● What you will do: Only the lines from the top of the records below through the line containing "135.4, 137.8, 140.3];" should be printed, exactly and without pictures.

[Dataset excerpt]

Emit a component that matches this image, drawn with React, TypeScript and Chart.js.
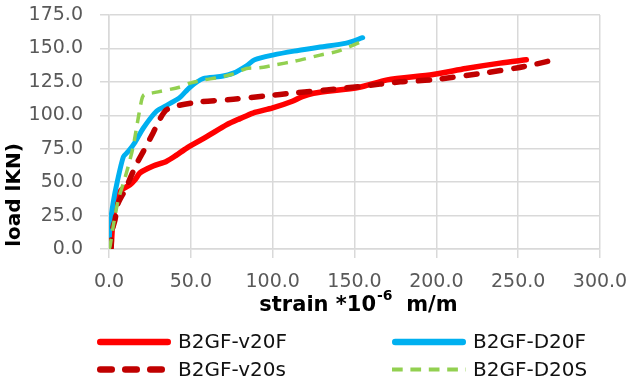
import React, { useEffect, useRef } from "react";
import { Chart, registerables } from "chart.js";

Chart.register(...registerables);

// ---- data ----
const seriesNames = ["B2GF-v20F", "B2GF-D20F", "B2GF-v20s", "B2GF-D20S"];
const seriesColors = ["#ff0000", "#00b0f0", "#c00000", "#92d050"];

const v20F_x = [0, 1.2, 2, 3.7, 5.5, 7.7, 12.8, 16, 19, 27, 35, 41, 47.5, 59.7, 72, 80, 88, 100, 112, 118, 125, 153, 170, 198, 218, 239, 255];
const v20F_y = [0, 1, 15, 32, 40, 44.4, 48, 52, 57, 62, 65.5, 70, 75.5, 84, 93, 97.5, 101.7, 105.5, 110.5, 114, 116.5, 121, 126.5, 130.5, 135, 139, 141.5];

const D20F_x = [0, 0.6, 2.6, 5, 8.8, 11.8, 16, 21, 29, 36, 43, 49.5, 57.6, 68, 76, 84, 89, 100, 113, 129, 145, 155];
const D20F_y = [0, 17, 35, 50, 69, 73, 80, 90.5, 103, 108, 113, 121, 127.5, 129, 131.5, 137, 141.5, 145, 148, 151, 154, 158];

const v20s_x = [0, 1.2, 1.6, 3.7, 5.5, 9.8, 13.9, 17, 21, 27, 31, 35, 41, 55.6, 76, 96, 113, 133, 153, 178, 198, 229, 249, 259, 268];
const v20s_y = [0, 0, 12, 22, 34, 44, 55.6, 64, 73, 87, 97, 104, 107, 110, 112, 114.5, 116.7, 119, 121.5, 125, 126.6, 131.6, 135.4, 137.8, 140.3];

const D20S_x = [0, 0.6, 3, 5.7, 9, 11.8, 14.8, 17, 20, 21.5, 30, 43, 49.5, 58, 66, 76, 84, 92, 102, 113, 129, 140, 154];
const D20S_y = [0, 2, 20, 37, 50, 62, 76.7, 92, 111.7, 115.4, 117.5, 121, 124, 126.5, 128, 131, 135, 135.5, 137.8, 140.3, 145, 148, 155];

const xMin = 0, xMax = 300, xStep = 50;
const yMin = 0, yMax = 175, yStep = 25;
const xTitleMain = "strain *10";
const xTitleSup = "-6";
const xTitleEnd = "  m/m";
const yTitle = "load lKN)";

const pts = (xs: number[], ys: number[]) => xs.map((x, i) => ({ x, y: ys[i] }));

// ---- styles ----
const widths = [5.5, 5, 5.5, 3.5];
const dashes: number[][] = [[], [], [11, 13], [10.5, 8]];
const caps: CanvasLineCap[] = ["round", "round", "round", "butt"];

const overlay = {
  id: "overlay",
  afterDraw(chart: any) {
    const ctx: CanvasRenderingContext2D = chart.ctx;
    const a = chart.chartArea;
    // y title
    ctx.save();
    ctx.fillStyle = "#000";
    ctx.font = "bold 20px 'DejaVu Sans'";
    ctx.translate(15, 195);
    ctx.rotate(-Math.PI / 2);
    ctx.textAlign = "center";
    ctx.textBaseline = "middle";
    ctx.fillText(yTitle, 0, 0);
    ctx.restore();

    // x title
    ctx.save();
    ctx.fillStyle = "#000";
    ctx.textBaseline = "alphabetic";
    ctx.textAlign = "left";
    const mainFont = "bold 21px 'DejaVu Sans'";
    const supFont = "bold 14px 'DejaVu Sans'";
    ctx.font = mainFont;
    const w1 = ctx.measureText(xTitleMain).width;
    const w3 = ctx.measureText(xTitleEnd).width;
    ctx.font = supFont;
    const w2 = ctx.measureText(xTitleSup).width;
    const total = w1 + w2 + w3;
    let x = (a.left + a.right) / 2 + 4 - total / 2;
    const base = 311;
    ctx.font = mainFont;
    ctx.fillText(xTitleMain, x, base);
    x += w1;
    ctx.font = supFont;
    ctx.fillText(xTitleSup, x + 1, base - 11);
    x += w2;
    ctx.font = mainFont;
    ctx.fillText(xTitleEnd, x, base);
    ctx.restore();

    // legend
    const items = [
      { i: 0, x0: 97, y: 342 },
      { i: 1, x0: 392, y: 342 },
      { i: 2, x0: 97, y: 369.5 },
      { i: 3, x0: 392, y: 369.5 },
    ];
    const legW = [6.5, 6.5, 6.5, 4];
    const legDash: number[][] = [[], [], [11.5, 13.5], [10.7, 7.7]];
    for (const it of items) {
      ctx.save();
      ctx.strokeStyle = seriesColors[it.i];
      ctx.lineWidth = legW[it.i];
      ctx.lineCap = caps[it.i];
      ctx.setLineDash(legDash[it.i]);
      ctx.beginPath();
      const x0 = it.x0 + (caps[it.i] === "round" ? legW[it.i] / 2 : 0);
      ctx.moveTo(x0, it.y);
      ctx.lineTo(it.x0 + 74 - (caps[it.i] === "round" ? legW[it.i] / 2 : 0), it.y);
      ctx.stroke();
      ctx.restore();
      ctx.save();
      ctx.fillStyle = "#111";
      ctx.font = "20px 'DejaVu Sans'";
      ctx.textBaseline = "middle";
      ctx.textAlign = "left";
      ctx.fillText(seriesNames[it.i], it.x0 + 81, it.y + 1);
      ctx.restore();
    }
  },
};

const drawOrder = [3, 2, 1, 0];
const xs = [v20F_x, D20F_x, v20s_x, D20S_x];
const ys = [v20F_y, D20F_y, v20s_y, D20S_y];

export default function App() {
  const ref = useRef<HTMLCanvasElement>(null);
  useEffect(() => {
    if (!ref.current) return;
    const chart = new Chart(ref.current, {
      type: "line",
      data: {
        datasets: drawOrder.map((i) => ({
          label: seriesNames[i],
          data: pts(xs[i], ys[i]),
          borderColor: seriesColors[i],
          backgroundColor: seriesColors[i],
          borderWidth: widths[i],
          borderDash: dashes[i],
          borderCapStyle: caps[i],
          borderJoinStyle: "round",
          pointRadius: 0,
          tension: 0.25,
          fill: false,
        })),
      },
      options: {
        animation: false,
        responsive: true,
        maintainAspectRatio: false,
        layout: { padding: { left: 0, top: 15, right: 30, bottom: 98 } },
        plugins: { legend: { display: false }, tooltip: { enabled: false } },
        scales: {
          x: {
            type: "linear",
            min: xMin,
            max: xMax,
            afterFit: (s: any) => { s.height = 40; s.paddingLeft = 0; s.paddingRight = 0; },
            ticks: {
              stepSize: xStep,
              color: "#595959",
              font: { family: "'DejaVu Sans'", size: 19 },
              padding: 13,
              maxRotation: 0,
              callback: (v: any) => Number(v).toFixed(1),
            },
            grid: { color: "#d9d9d9", lineWidth: 1.5, tickLength: 9 },
            border: { color: "#d9d9d9", width: 1.5 },
          },
          y: {
            type: "linear",
            min: yMin,
            max: yMax,
            afterFit: (s: any) => { s.width = 109; s.paddingTop = 0; s.paddingBottom = 0; },
            ticks: {
              stepSize: yStep,
              color: "#595959",
              font: { family: "'DejaVu Sans'", size: 19 },
              padding: 17,
              callback: (v: any) => Number(v).toFixed(1),
            },
            grid: { color: "#d9d9d9", lineWidth: 1.5, tickLength: 9 },
            border: { color: "#d9d9d9", width: 1.5 },
          },
        },
      },
      plugins: [overlay],
    });
    return () => chart.destroy();
  }, []);
  return (
    <div style={{ position: "fixed", left: 0, top: 0, width: 630, height: 387, background: "#fff" }}>
      <canvas ref={ref} />
    </div>
  );
}
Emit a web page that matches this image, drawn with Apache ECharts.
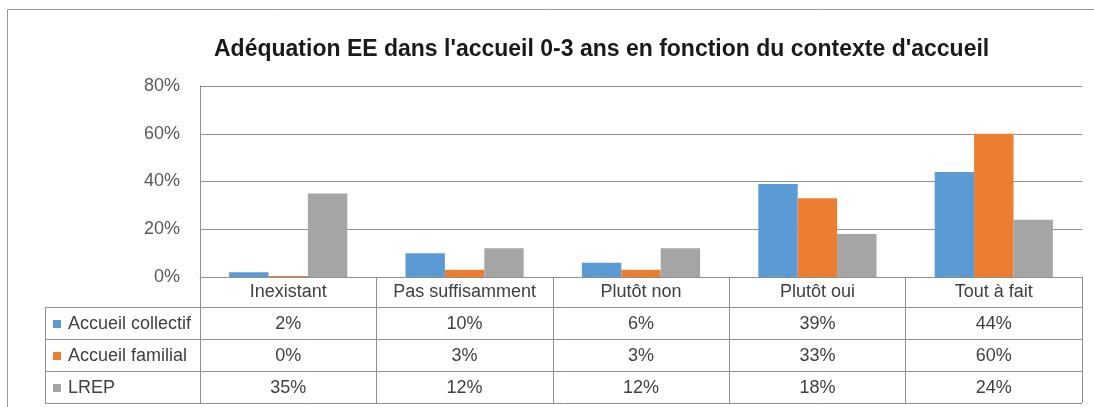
<!DOCTYPE html>
<html>
<head>
<meta charset="utf-8">
<script src="https://cdn.jsdelivr.net/npm/echarts@6/dist/echarts.min.js"></script>
<style>
html, body { margin: 0; padding: 0; background: #fff; }
#chart { width: 1094px; height: 407px; }
</style>
</head>
<body>
<div id="chart"></div>
<script>
// données
var categories = ['Inexistant', 'Pas suffisamment', 'Plutôt non', 'Plutôt oui', 'Tout à fait'];
var seriesNames = ['Accueil collectif', 'Accueil familial', 'LREP'];
var collectif = [2, 10, 6, 39, 44];
var familial = [0, 3, 3, 33, 60];
var lrep = [35, 12, 12, 18, 24];
var yTicks = [0, 20, 40, 60, 80];

var colors = ['#5b9bd5', '#ed7d31', '#a5a5a5'];
var values = [collectif, familial, lrep];
var FONT = 'Liberation Sans';
var lineColor = '#8f8f8f';
var textColor = '#404040';

var chart = echarts.init(document.getElementById('chart'));

var option = {
    animation: false,
    backgroundColor: '#fff',
    title: {
        text: "Adéquation EE dans l'accueil 0-3 ans en fonction du contexte d'accueil",
        left: 214,
        top: 38,
        padding: 0,
        textStyle: { fontFamily: FONT, fontSize: 23, fontWeight: 'bold', color: '#1a1a1a' }
    },
    grid: { left: 200, right: 12, top: 86, bottom: 130, containLabel: false },
    xAxis: {
        type: 'category',
        data: categories,
        axisLine: { show: true, lineStyle: { color: lineColor, width: 1 } },
        axisTick: { show: true, length: 126, interval: 0, lineStyle: { color: lineColor } },
        axisLabel: { interval: 0, margin: 6, fontFamily: FONT, fontSize: 18, color: textColor }
    },
    yAxis: {
        type: 'value',
        min: yTicks[0],
        max: yTicks[yTicks.length - 1],
        interval: yTicks[1] - yTicks[0],
        axisLine: { show: true, lineStyle: { color: lineColor } },
        axisTick: { show: false },
        splitLine: { lineStyle: { color: lineColor, width: 1 } },
        axisLabel: { formatter: '{value}%', margin: 20, fontFamily: FONT, fontSize: 18, color: '#595959' }
    },
    series: seriesNames.map(function (name, k) {
        return {
            name: name,
            type: 'bar',
            data: values[k],
            barGap: 0,
            barCategoryGap: '33%',
            barMinHeight: 1,
            itemStyle: { color: colors[k] }
        };
    })
};
chart.setOption(option);

// tableau de données sous l'axe
var y0 = Math.round(chart.convertToPixel({ yAxisIndex: 0 }, 0));
var band = chart.convertToPixel({ xAxisIndex: 0 }, 1) - chart.convertToPixel({ xAxisIndex: 0 }, 0);
var xRight = chart.convertToPixel({ xAxisIndex: 0 }, categories.length - 1) + band / 2;
var tableLeft = 45;
var headerH = 30, rowH = 32;
var g = [];

function hline(x1, x2, y) {
    g.push({ type: 'line', shape: { x1: x1, y1: y + 0.5, x2: x2, y2: y + 0.5 },
        style: { stroke: lineColor, lineWidth: 1 }, z: 10 });
}

for (var r = 0; r <= seriesNames.length; r++) {
    hline(tableLeft, xRight, y0 + headerH + r * rowH);
}
g.push({ type: 'line',
    shape: { x1: tableLeft + 0.5, y1: y0 + headerH, x2: tableLeft + 0.5, y2: y0 + headerH + seriesNames.length * rowH + 1 },
    style: { stroke: lineColor, lineWidth: 1 }, z: 10 });

seriesNames.forEach(function (name, k) {
    var cy = y0 + headerH + k * rowH + rowH / 2 + 1;
    g.push({ type: 'rect', shape: { x: 53, y: cy - 4, width: 8, height: 8 }, style: { fill: colors[k] }, z: 10 });
    g.push({ type: 'text', x: 68, y: cy,
        style: { text: name, fontFamily: FONT, fontSize: 18, fill: textColor, align: 'left', verticalAlign: 'middle' }, z: 10 });
    values[k].forEach(function (v, i) {
        g.push({ type: 'text', x: chart.convertToPixel({ xAxisIndex: 0 }, i), y: cy,
            style: { text: v + '%', fontFamily: FONT, fontSize: 18, fill: textColor, align: 'center', verticalAlign: 'middle' }, z: 10 });
    });
});

// cadre extérieur
g.push({ type: 'polyline', shape: { points: [[7.5, 407], [7.5, 9.5], [1094, 9.5]] },
    style: { stroke: '#9a9a9a', lineWidth: 1, fill: null }, z: 10 });

chart.setOption({ graphic: g });
</script>
</body>
</html>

● Solution:
Emit a component that matches this image, drawn with React, TypeScript and Chart.js.
import React, { useEffect, useRef } from "react";
import { Chart, registerables } from "chart.js";

Chart.register(...registerables);

// ---- data ----
const seriesNames = ["B2GF-v20F", "B2GF-D20F", "B2GF-v20s", "B2GF-D20S"];
const seriesColors = ["#ff0000", "#00b0f0", "#c00000", "#92d050"];

const v20F_x = [0, 1.2, 2, 3.7, 5.5, 7.7, 12.8, 16, 19, 27, 35, 41, 47.5, 59.7, 72, 80, 88, 100, 112, 118, 125, 153, 170, 198, 218, 239, 255];
const v20F_y = [0, 1, 15, 32, 40, 44.4, 48, 52, 57, 62, 65.5, 70, 75.5, 84, 93, 97.5, 101.7, 105.5, 110.5, 114, 116.5, 121, 126.5, 130.5, 135, 139, 141.5];

const D20F_x = [0, 0.6, 2.6, 5, 8.8, 11.8, 16, 21, 29, 36, 43, 49.5, 57.6, 68, 76, 84, 89, 100, 113, 129, 145, 155];
const D20F_y = [0, 17, 35, 50, 69, 73, 80, 90.5, 103, 108, 113, 121, 127.5, 129, 131.5, 137, 141.5, 145, 148, 151, 154, 158];

const v20s_x = [0, 1.2, 1.6, 3.7, 5.5, 9.8, 13.9, 17, 21, 27, 31, 35, 41, 55.6, 76, 96, 113, 133, 153, 178, 198, 229, 249, 259, 268];
const v20s_y = [0, 0, 12, 22, 34, 44, 55.6, 64, 73, 87, 97, 104, 107, 110, 112, 114.5, 116.7, 119, 121.5, 125, 126.6, 131.6, 135.4, 137.8, 140.3];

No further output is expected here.